Several striking aspects of the group delighted fans in the group’s live performances. They always looked sharp in a traditional and professional way, wearing matching two-or three-piece suits, shirts, western hats, and neckerchief ties. They opened most of their shows by running onto the stage and exploding into high-energy performance, typically beginning with a short up-tempo fiddle tune that was followed in less than one second by a banjo or mandolin introduction to the next song.

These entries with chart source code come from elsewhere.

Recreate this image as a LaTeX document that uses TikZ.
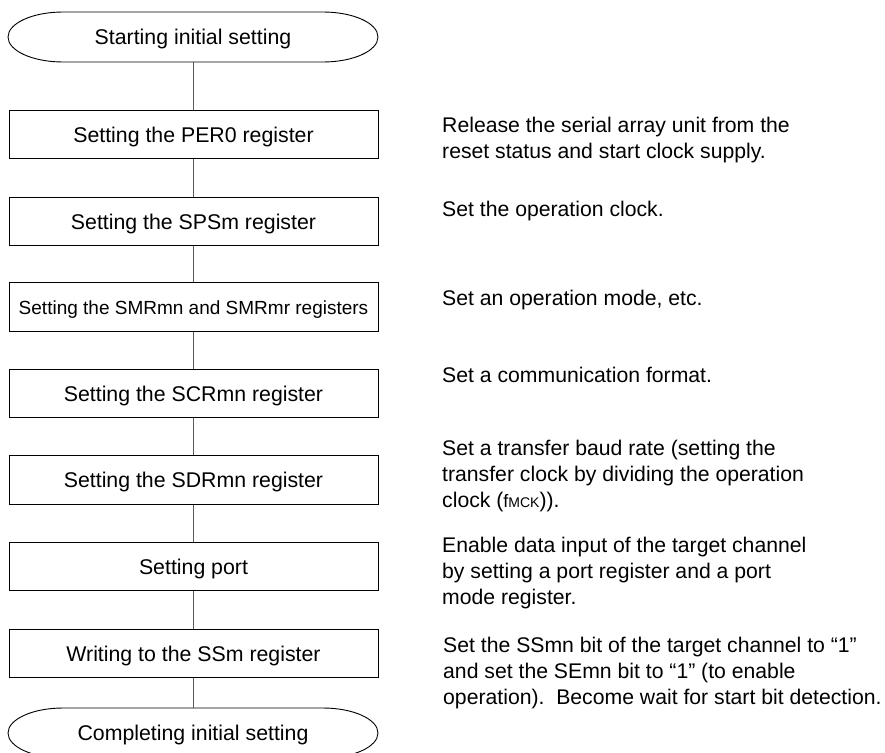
\documentclass[tikz,border=0pt]{standalone}
\usepackage{fontspec}
\setmainfont{Liberation Sans}
\begin{document}
\begin{tikzpicture}[x=1pt,y=-1pt,
  box/.style={draw, line width=1pt, minimum width=369pt, minimum height=48.5pt,
    inner sep=0pt, text height=15pt, text depth=0pt, font=\fontsize{21.3}{26}\selectfont},
  term/.style={minimum width=370pt, minimum height=50pt, inner sep=0pt,
    text height=15pt, text depth=0pt, font=\fontsize{21.3}{26}\selectfont},
  termline/.style={line width=0.9pt},
  conn/.style={line width=0.9pt, draw=black!65},
  note/.style={anchor=north west, inner sep=0pt, align=left,
    font=\fontsize{21.2}{26.3}\selectfont}]
\useasboundingbox (0,0) rectangle (885,752);

% terminators
\draw[termline] (63,12) -- (323,12)
  arc[start angle=90, end angle=-90, x radius=55pt, y radius=25pt] -- (63,62)
  arc[start angle=270, end angle=90, x radius=55pt, y radius=25pt] -- cycle;
\node[term] (start) at (193,37) {Starting initial setting};

\node[box] (b1) at (193.5,134.5) {Setting the PER0 register};
\node[box] (b2) at (193.5,221.5) {Setting the SPSm register};
\node[box, font=\fontsize{19}{24}\selectfont] (b3) at (193.5,307) {Setting the SMRmn and SMRmr registers};
\node[box] (b4) at (193.5,393.5) {Setting the SCRmn register};
\node[box] (b5) at (193.5,480) {Setting the SDRmn register};
\node[box] (b6) at (193.5,566.5) {Setting port};
\node[box] (b7) at (193.5,653.5) {Writing to the SSm register};

\draw[termline] (63,708) -- (323,708)
  arc[start angle=90, end angle=-90, x radius=55pt, y radius=25pt] -- (63,758)
  arc[start angle=270, end angle=90, x radius=55pt, y radius=25pt] -- cycle;
\node[term] (end) at (193,733) {Completing initial setting};

% connectors
\draw[conn] (start.south) -- (start.south |- b1.north);
\draw[conn] (b1.south) -- (b2.north);
\draw[conn] (b2.south) -- (b3.north);
\draw[conn] (b3.south) -- (b4.north);
\draw[conn] (b4.south) -- (b5.north);
\draw[conn] (b5.south) -- (b6.north);
\draw[conn] (b6.south) -- (b7.north);
\draw[conn] (b7.south) -- (b7.south |- end.north);

% notes
\node[note] (n1) at (442,116.7) {Release the serial array unit from the\\reset status and start clock supply.};
\node[note] (n2) at (442,200.7) {Set the operation clock.};
\node[note] (n3) at (442,289.7) {Set an operation mode, etc.};
\node[note] (n4) at (442,366.7) {Set a communication format.};
\node[note] (n5) at (442,439.7) {Set a transfer baud rate (setting the\\transfer clock by dividing the operation\\clock ({\fontsize{18}{18}\selectfont f{\fontsize{14}{14}\selectfont MCK}})).};
\node[note] (n6) at (442,536.7) {Enable data input of the target channel\\by setting a port register and a port\\mode register.};
\node[note, font=\fontsize{21.2}{26}\selectfont] (n7) at (443,636.7) {Set the SSmn bit of the target channel to “1”\\and set the SEmn bit to “1” (to enable\\operation).\ \ Become wait for start bit detection.};
\end{tikzpicture}
\end{document}
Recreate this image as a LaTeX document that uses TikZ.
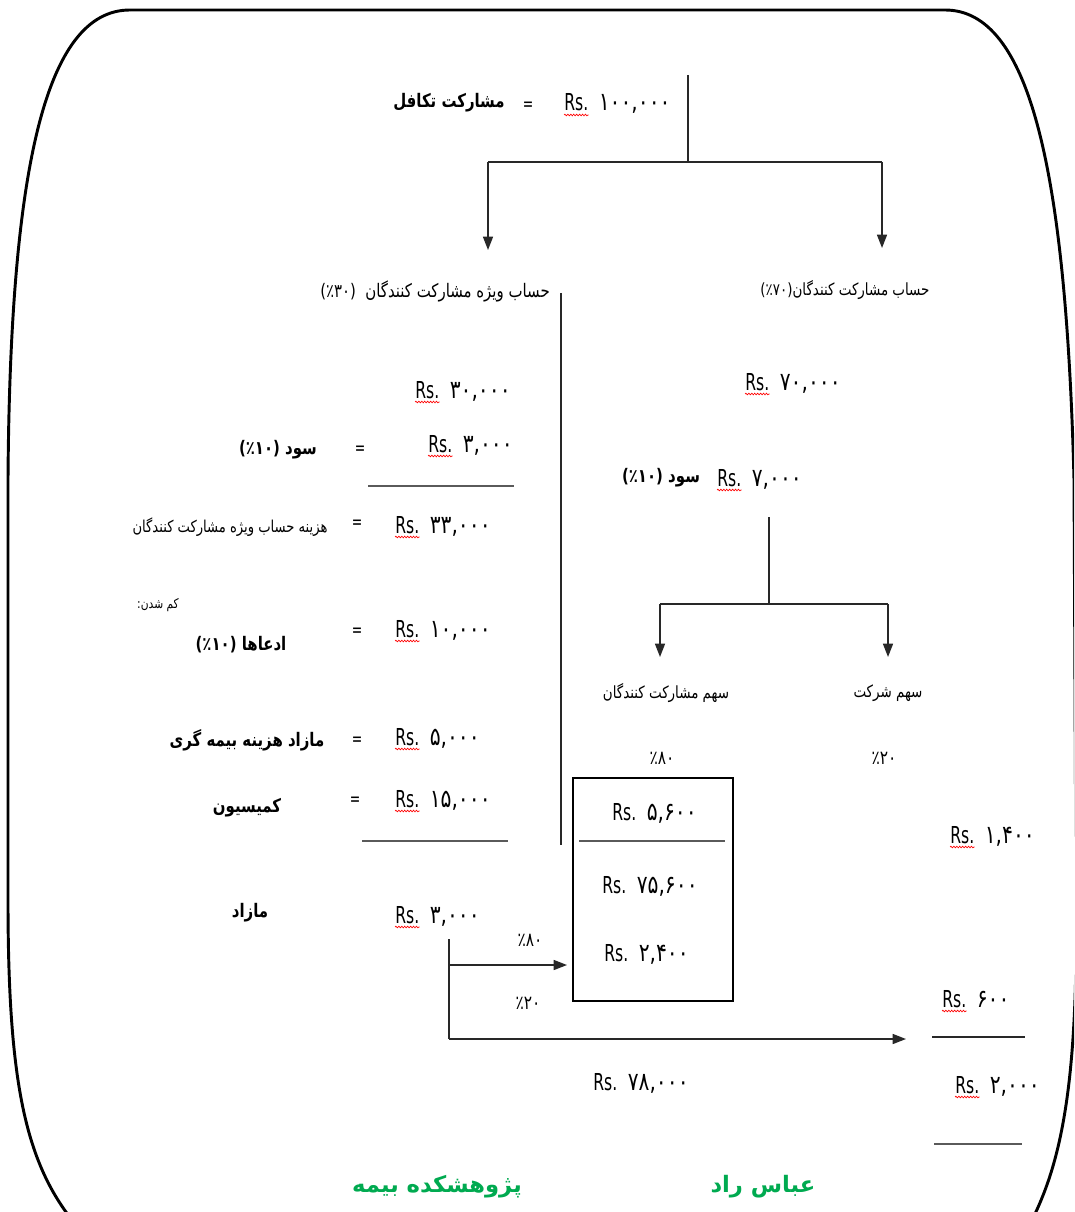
\documentclass[tikz,border=0pt]{standalone}
\usepackage{fontspec}
\usetikzlibrary{arrows.meta,decorations.pathmorphing}
\TeXXeTstate=1
\newfontfamily\fa[Script=Arabic,FakeStretch=0.8]{DejaVu Sans}
\newfontfamily\fag[Script=Arabic]{DejaVu Sans}
\newfontfamily\nm[FakeStretch=0.67]{DejaVu Sans}
\newfontfamily\nmd[FakeStretch=0.8]{DejaVu Sans}
\definecolor{brand}{RGB}{0,170,80}
\definecolor{ink}{RGB}{40,40,40}
\definecolor{rule}{RGB}{90,90,90}

\tikzset{
  wire/.style={draw=ink, line width=1.1pt},
  sumline/.style={draw=rule, line width=1.6pt},
  arr/.style={-{Triangle[length=10pt,width=7.5pt]}},
  frame/.style={draw=black, line width=2.2pt},
  boxline/.style={draw=black, line width=2pt},
  rs/.style={font=\nm\fontsize{17.5}{20}\selectfont, inner sep=0pt, anchor=base west},
  dig/.style={font=\nmd\fontsize{19}{22}\selectfont, inner sep=0pt, anchor=base west},
  eq/.style={font=\nm\fontsize{14}{16}\selectfont, inner sep=0pt},
  lab/.style={font=\fa\fontsize{14}{17}\selectfont, inner sep=0pt},
  labm/.style={font=\fa\fontsize{12.6}{15}\selectfont, inner sep=0pt},
  labb/.style={font=\fa\bfseries\fontsize{14}{17}\selectfont, inner sep=0pt},
  labs/.style={font=\fa\fontsize{12.3}{14}\selectfont, inner sep=0pt},
  tiny/.style={font=\fa\fontsize{10}{12}\selectfont, inner sep=0pt},
  pct/.style={font=\fa\fontsize{14.5}{17}\selectfont, inner sep=0pt},
  credit/.style={font=\fag\bfseries\fontsize{17}{20}\selectfont, text=brand, inner sep=0pt},
  squig/.style={draw=red, line width=0.5pt, decorate,
    decoration={snake, amplitude=0.6pt, segment length=2.2pt}}
}

% amount: name, baseline start of "Rs.", digits (with red spelling squiggle)
\newcommand\amt[3]{%
  \node[rs] (#1) at (#2) {Rs.};
  \node[dig] (#1d) at ([xshift=7.5pt]#1.base east) {#3};
  \draw[squig] ([yshift=-3pt]#1.base west) -- ([yshift=-3pt]#1.base east);
}
% amount without squiggle
\newcommand\amtplain[3]{%
  \node[rs] (#1) at (#2) {Rs.};
  \node[dig] (#1d) at ([xshift=7.5pt]#1.base east) {#3};
}

\begin{document}
\begin{tikzpicture}[x=0.75pt,y=-0.75pt]
\useasboundingbox (0,0) rectangle (1074,1212);
\clip (0,0) rectangle (1074,1212);

% rounded outer frame
\draw[frame] (130,10) -- (945,10)
  .. controls (1030,10) and (1066,170) .. (1074,480) -- (1076,900)
  .. controls (1078,1080) and (1062,1160) .. (1032,1220);
\draw[frame] (130,10)
  .. controls (45,10) and (10,170) .. (8,480) -- (8,900)
  .. controls (8,1080) and (25,1160) .. (72,1220);

% total contribution
\node[labb] (title) at (449,103) {\beginR مشارکت تکافل\endR};
\node[eq] (eq0) at (528,106) {=};
\amt{a0}{564,111}{۱۰۰,۰۰۰}

% split into the two accounts
\coordinate (stem0) at (688,75);
\coordinate (j0) at (688,162);
\coordinate (j0l) at (488,162);
\coordinate (j0r) at (882,162);
\coordinate (t0l) at (488,250);
\coordinate (t0r) at (882,248);
\draw[wire] (stem0) -- (j0);
\draw[wire] (j0l) -- (j0r);
\draw[wire,arr] (j0l) -- (t0l);
\draw[wire,arr] (j0r) -- (t0r);

\node[lab] (hl) at (435,291) {(٪۳۰)\ \ \beginR حساب ویژه مشارکت کنندگان\endR};
\node[labm] (hr) at (845,290) {(٪۷۰)\beginR حساب مشارکت کنندگان\endR};

% divider between the two columns
\coordinate (dv1) at (561,293);
\coordinate (dv2) at (561,845);
\draw[wire] (dv1) -- (dv2);

% left column: special participants' account
\amt{a1}{415,398}{۳۰,۰۰۰}
\node[labb] (sud1) at (278,450) {(٪۱۰)\ \beginR سود\endR};
\node[eq] (eq1) at (360,450) {=};
\amt{a2}{428,452}{۳,۰۰۰}
\coordinate (s1a) at (368,486);
\coordinate (s1b) at (514,486);
\draw[sumline] (s1a) -- (s1b);

\node[labs] (cost) at (230,527) {\beginR هزینه حساب ویژه مشارکت کنندگان\endR};
\node[eq] (eq2) at (357,524) {=};
\amt{a3}{395,533}{۳۳,۰۰۰}

\node[tiny] (less) at (158,605) {\beginR کم شدن:\endR};
\node[labb] (claims) at (241,645) {(٪۱۰)\ \beginR ادعاها\endR};
\node[eq] (eq3) at (357,632) {=};
\amt{a4}{395,637}{۱۰,۰۰۰}

\node[labb] (surpc) at (247,740) {\beginR مازاد هزینه بیمه گری\endR};
\node[eq] (eq4) at (357,741) {=};
\amt{a5}{395,745}{۵,۰۰۰}

\node[labb] (comm) at (247,808) {\beginR کمیسیون\endR};
\node[eq] (eq5) at (355,801) {=};
\amt{a6}{395,807}{۱۵,۰۰۰}
\coordinate (s2a) at (362,841);
\coordinate (s2b) at (508,841);
\draw[sumline] (s2a) -- (s2b);

\node[labb] (surp) at (250,913) {\beginR مازاد\endR};
\amt{a7}{395,923}{۳,۰۰۰}

% right column: participants' account
\amt{b1}{745,390}{۷۰,۰۰۰}
\node[labb] (sud2) at (661,478) {(٪۱۰)\ \beginR سود\endR};
\amt{b2}{717,486}{۷,۰۰۰}

\coordinate (stem1) at (769,517);
\coordinate (j1) at (769,604);
\coordinate (j1l) at (660,604);
\coordinate (j1r) at (888,604);
\coordinate (t1l) at (660,657);
\coordinate (t1r) at (888,657);
\draw[wire] (stem1) -- (j1);
\draw[wire] (j1l) -- (j1r);
\draw[wire,arr] (j1l) -- (t1l);
\draw[wire,arr] (j1r) -- (t1r);

\node[labm] (shp) at (666,693) {\beginR سهم مشارکت کنندگان\endR};
\node[labm] (shc) at (888,693) {\beginR سهم شرکت\endR};
\node[pct] (p80) at (662,758) {٪۸۰};
\node[pct] (p20) at (884,758) {٪۲۰};

% participants' share box
\node[boxline, minimum width=120pt, minimum height=167.25pt, inner sep=0pt]
  (box) at (653,889.5) {};
\amtplain{c1}{612,820}{۵,۶۰۰}
\coordinate (s3a) at (579,841);
\coordinate (s3b) at (725,841);
\draw[sumline] (s3a) -- (s3b);
\amtplain{c2}{602,893}{۷۵,۶۰۰}
\amtplain{c3}{604,961}{۲,۴۰۰}

\amt{d1}{950,843}{۱,۴۰۰}

% distribution of the surplus
\coordinate (sp0) at (449,939);
\coordinate (sp1) at (449,965);
\coordinate (sp2) at (449,1039);
\coordinate (t2) at (567,965);
\coordinate (t3) at (906,1039);
\draw[wire] (sp0) -- (sp2);
\draw[wire,arr] (sp1) -- (t2);
\draw[wire,arr] (sp2) -- (t3);
\node[pct] (q80) at (530,940) {٪۸۰};
\node[pct] (q20) at (528,1003) {٪۲۰};

\amtplain{e1}{593,1090}{۷۸,۰۰۰}

\amt{f1}{942,1007}{۶۰۰}
\coordinate (s4a) at (932,1037);
\coordinate (s4b) at (1025,1037);
\draw[wire] (s4a) -- (s4b);
\amt{f2}{955,1093}{۲,۰۰۰}
\coordinate (s5a) at (934,1144);
\coordinate (s5b) at (1022,1144);
\draw[sumline] (s5a) -- (s5b);

% credits
\node[credit] (inst) at (437,1187) {\beginR پژوهشکده بیمه\endR};
\node[credit] (auth) at (763,1187) {\beginR عباس راد\endR};
\end{tikzpicture}
\end{document}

In his forthcoming book, Ira Gitlin will undoubtedly discuss the sources for the Johnson Mountain Boys’ astonishingly diverse repertoire and wide-ranging stylistic approaches. The band’s recorded tracks on all ten of their albums comprised more than 150 songs and tunes. More than twenty of those were composed and usually led by Dudley Connell, emphasizing his striking knack for creating powerful and memorable songs like “Weathered Grey Stone” and “Now Just Suppose.” Other regular band members contributed heavily to their recorded legacy as well: Richard Underwood created fiery banjo instrumentals like “Five Speed” and “Newton Grove”; David McLaughlin generated mandolin-centric numbers like “Georgia Stomp”; and Eddie Stubbs authored fiddle tunes like “Sugarloaf Mountain Special” and “Montgomery County Breakdown.” Stubbs also covered fiddle showpieces like “Orange Blossom Special.” Bassist Marshall Wilborn composed and helped in singing a fine trio number: “Goodbye to the Blues.”
The Johnson Mountain Boys recordings show how they revitalized the decades-long development of the “traditional” bluegrass music genre by juxtaposing items from many different composers. They recorded fourteen venerable items labeled “traditional” or “public domain,” like “John Henry,” “Black Eyed Susie,” and “Duncan and Brady.” They also covered great bluegrass songs by Bill Monroe, the Louvin Brothers, Flatt & Scruggs, Reno & Smiley, Earl Taylor, and Jim & Jesse McReynolds. Country music songsters, old and new, were well represented in the band’s recordings as well, for instance: A.P. Carter, Jimmie Rodgers, Buck Owens, Harlan Howard, and Don Gibson. There were also numerous gospel songs originally composed by Albert E. Brumley, or published in the Stamps-Baxter collections of hymns. The Johnson Mountain Boys even covered a Bob Dylan composition, “Only A Hobo,” and the title song of their final album, Blue Diamond, was written by Jean Ritchie.
Ira Gitlin undoubtedly intends to show how—despite the diversity of their sources—the band maintained a consistent and appealing sound. This constant aural footprint was due to the enduring power of the group’s main instrumentalists. Every one of the band’s bass players was reliable in defining the beat in a way that let the group find just the right “groove.” On top of that, Stubbs’ smooth fiddling, like McLaughlin’s precisely controlled mandolin chops and breaks, and both Richard Underwood’s index-lead Stanley-influenced banjo work and Tom Adams’ spot-on Scruggs-style banjo riffs were always supported by Dudley Connell’s “chugging train” guitar rhythm and punchy runs. The songs and tunes varied in speed, arrangement, and narrative sentiment, but the instrumental work was always superb.
When Ira Gitlin’s upcoming book on the Johnson Mountain Boys is published in the “Music in American Life” series, it will unquestionably find a place in the library of all dedicated fans—not only longtime fans who thrilled to their music and who lament this particular band’s ultimate demise, but also those who seek to deeply understand their stories, which are key to the history and development of bluegrass music in America.